The fairy tale that won’t behave… That’s what it says on the promo poster for STARDUST. It’s easy enough to see that, in a way. It’s irreverent to some degree. The humor is very dark. There is violence, but not gratuitous. There is no shortage of sexual innuendo, and in this way it earned its PG-13 rating. It did in most ways, however, behave exactly as a fairy tale should. It made me want to believe in magic and fantasy, and above all, the magic of real love.
And happy endings.
It’s easy enough for me to present as jaded and cynical provided my audience doesn’t pause long enough to get to know me. The truth is though that I very much believe in love and my heart is as done in by happy endings as that of a tween sitting in their bedroom with a box of colored pencils, sketching unicorns and happy clouds.
I’ve said it before, my sentimentality and vulnerability are my superpowers. Opening myself to love and the possibility of not-so-happy endings made me bulletproof. I stand by that.
Stardust is really quite a lovely movie with the fantasy land where everything is possible, the unicorn, they flying ship, the witches, the white magic, the black magic, the princess and the royalty in exile. You’ve got a fallen star, a legacy to a kingdom, murder, treachery, Michelle Pfeiffer as an ugly hag, and Robert Deniro as a gay pirate. And a very happy ending…
And I cried at the end. It wasn’t a bawling, ugly cry. It was just a smiling, misty cry. Maybe a tear or two made it to my cheeks. Maybe.
It’s not the film I thought I’d be writing about this morning. Small Screen Quarantine has been a space for much darker fare and assorted, sordid commentary on the state of mankind. It’s been android warfare, zombie apocalypse and the downfall of civilization. It’s been about the struggle to remain human. I’ve thoroughly ignored (until now) any story that involved people for whom staying human was never a struggle, the humans that just are who they are. Now, there is nothing deep about Stardust in and of itself. It just reminded me that sometimes we, or I, need to believe in magic. I need to remember how love feels when it’s weightless and effortless, because it is/can be.
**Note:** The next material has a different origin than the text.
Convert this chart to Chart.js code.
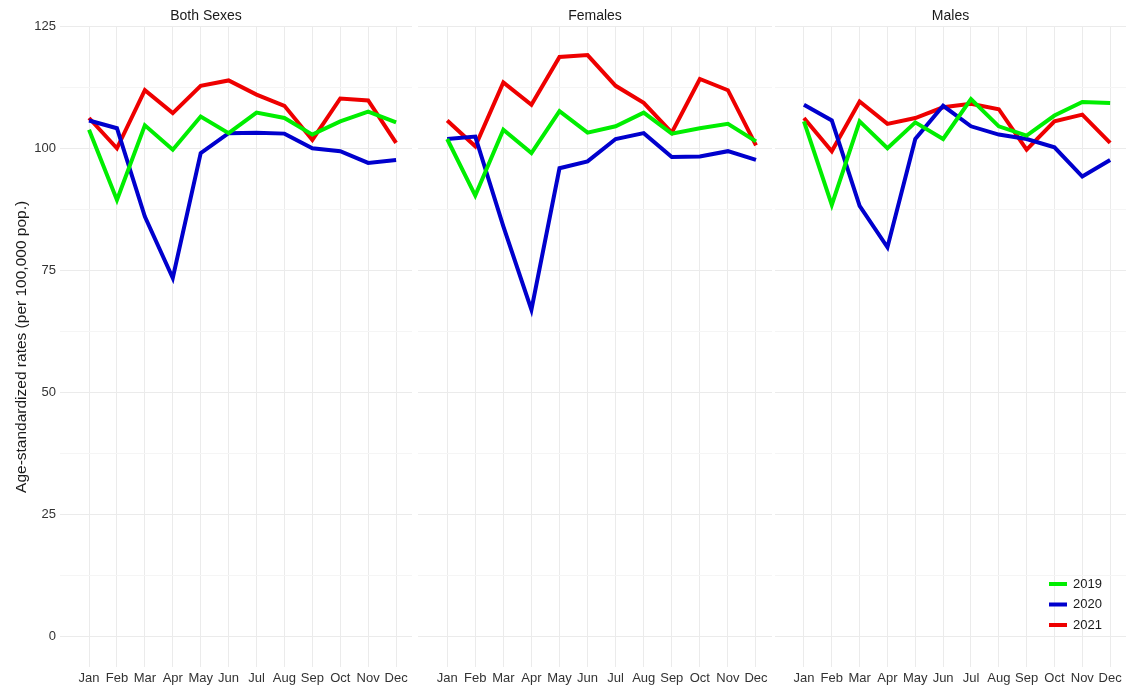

I’m avoiding the temptation here to get too personal and delve deeply into my experiences with love over the last year and through semi-quarantine. They don’t really matter, or they do, but it’s not important right now. Those experiences have left me with moments of bitterness, certainly, but there is something to what the magical people in my own life have taught me. Let it go and focus on the gratitude for having been in some good places no matter where you stand now.
This is a beautiful little film. Stardust, that is, not my life.
Today I am grateful for a heart that is breakable, and mendable.